TCS Daily

Will Justice`s Controlled Burn of Microsoft Also Torch Silicon Valley?

By James V. DeLong - May 29, 2000 12:00 AM

The Department of Justice plans a controlled burn of Microsoft. At a hearing last week, Judge Jackson showed his eagerness to strike the match. And, just like the U.S. Park Service at Los Alamos, neither Justice nor the judge seems to understand the system with which they are tampering or have any interest in heeding adverse weather predictions.

At the hearing the judge made clear that he regards the whole matter as easy. He sees no need to grant time for the parties to develop more information on remedies (on a proposal based on fragmentary information and possibly more far-reaching in its perils than the Standard Oil break-up of 1912). Jackson`s only reservation about the DOJ proposal is that it may not go far enough. He praised briefs by competitors advocating a trisectomy as "excellent," and asked the lead DOJ lawyer whether the government had adequately considered this option.

Reading the pile of affidavits and briefs filed by the government on the appropriate remedy is a scary experience. Numerous academics speculate on the incentives that will face abstract "applications" and "operating systems" companies, and how these companies will react. There are lots of words like "unreasonable," or "excessive," or "anti-competitive," slippery adjectives of no fixed meaning. Hard facts are missing, such as information on real companies and real markets, and particularly on the actual companies involved in the computer business, including Microsoft's competitors, customers, and complements. These remain ciphers, passive players assumed incapable of intelligent strategic response, able to do nothing but react blindly to the rudimentary forces posited by the academics.

Let us emphasize one basic fact. No one fully understands the high tech industry. Bill Gates does not understand it. He was surprised initially when control of the operating system turned out to be crucial. IBM, for whom he developed it, was even more surprised; they let Gates keep the OS because they thought they controlled the chip, and that was what counted. Gates was surprised again by the Internet, and the massive ship that Microsoft had become had to swerve sharply.

Gates is mega-rich more because of his abilities to react quickly than because of his predictive powers. And the same is true of his fellow high-tech moguls, any of whom could have had Gates' place had they possessed the foresight.

Warren Buffett does not understand the industry either, but he, having considerable judgment, knows how little he knows. Commenting on the Microsoft case, he told Red Herring: "I am no technology expert . . . [but] if I were running the government I would be very careful about screwing up anything that has been that important and that huge a winner."

If Gates and Buffett and the people in the business do not fully understand it, a safe bet is that Jackson, Klein, and DOJ's assorted minions understand it even less. But they have no hesitation about deciding that they can set a little fire and soon the forest, which has in their view been choked by the underbrush of monopoly, will teem with competitive life.

At Los Alamos, the weather service predicted high winds, only to be ignored by the Park Service. The role of weatherman in the Microsoft case goes to Secretary of the Treasury Lawrence H. Summers.

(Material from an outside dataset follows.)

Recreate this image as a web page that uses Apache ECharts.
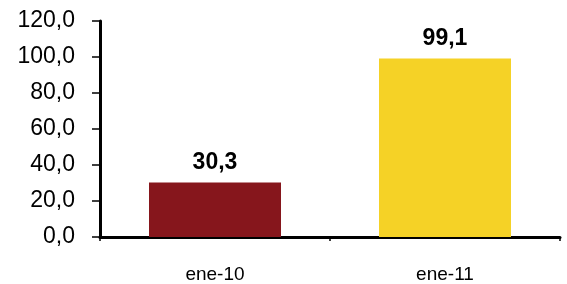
<!DOCTYPE html>
<html>
<head>
<meta charset="utf-8">
<script src="https://cdn.jsdelivr.net/npm/echarts@6/dist/echarts.min.js"></script>
<style>
html,body{margin:0;padding:0;background:#fff;}
#chart{width:567px;height:284px;}
</style>
</head>
<body>
<div id="chart"></div>
<script>
var categories = ['ene-10', 'ene-11'];
var values = [30.3, 99.1];
var barColors = ['#86161C', '#F5D226'];

var chart = echarts.init(document.getElementById('chart'));
function fmt(v) { return v.toFixed(1).replace('.', ','); }

var option = {
    animation: false,
    grid: { left: 100, right: 7, top: 21, bottom: 46 },
    xAxis: {
        type: 'category',
        data: categories,
        axisLine: { lineStyle: { color: '#000', width: 3 } },
        axisTick: { show: true, length: 4, lineStyle: { color: '#000', width: 1.5 } },
        axisLabel: { color: '#000', fontSize: 19, fontFamily: 'Liberation Sans', margin: 28 }
    },
    yAxis: {
        type: 'value',
        min: 0, max: 120, interval: 20,
        axisLine: { show: true, lineStyle: { color: '#000', width: 3 } },
        axisTick: { show: true, length: 8, lineStyle: { color: '#000', width: 1.5 } },
        splitLine: { show: false },
        axisLabel: {
            color: '#000', fontSize: 23, fontFamily: 'Liberation Sans', margin: 25,
            formatter: function (v) { return fmt(v); }
        }
    },
    series: [{
        type: 'bar',
        barWidth: 132,
        data: values.map(function (v, i) {
            return { value: v, itemStyle: { color: barColors[i] } };
        }),
        label: {
            show: true, position: 'top', distance: 8,
            color: '#000', fontSize: 23, fontWeight: 'bold', fontFamily: 'Liberation Sans',
            formatter: function (p) { return fmt(p.value); }
        }
    }]
};
chart.setOption(option);
</script>
</body>
</html>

In a speech on May 10 entitled "The New Wealth of Nations," Summer pondered some of the implications of the new technological world. He pointed out a problem in a world in which information-based goods involve "very large fixed costs and much smaller marginal costs": One of its characteristics might be "that the only incentive to produce anything is the possession of temporary monopoly power-because without that power the price will be bid down to marginal cost and the high initial fixed costs cannot be recouped. So the constant pursuit of that monopoly power becomes the central driving thrust of the new economy. And the creative destruction that results from all that striving becomes the essential spur of economic growth."

Summers` musing may be right or it may be wrong; there is room for argument. But it is a serious idea, and it is not part of the world view of either the Department of Justice or the judge. And if it is right, then it could create a gale that drives their controlled burn out of all control.


James V. DeLong, ( is Vice President & General Counsel of the National Legal Center for the Public Interest in Washington, D.C. His opinions are his own, and not those of the Center.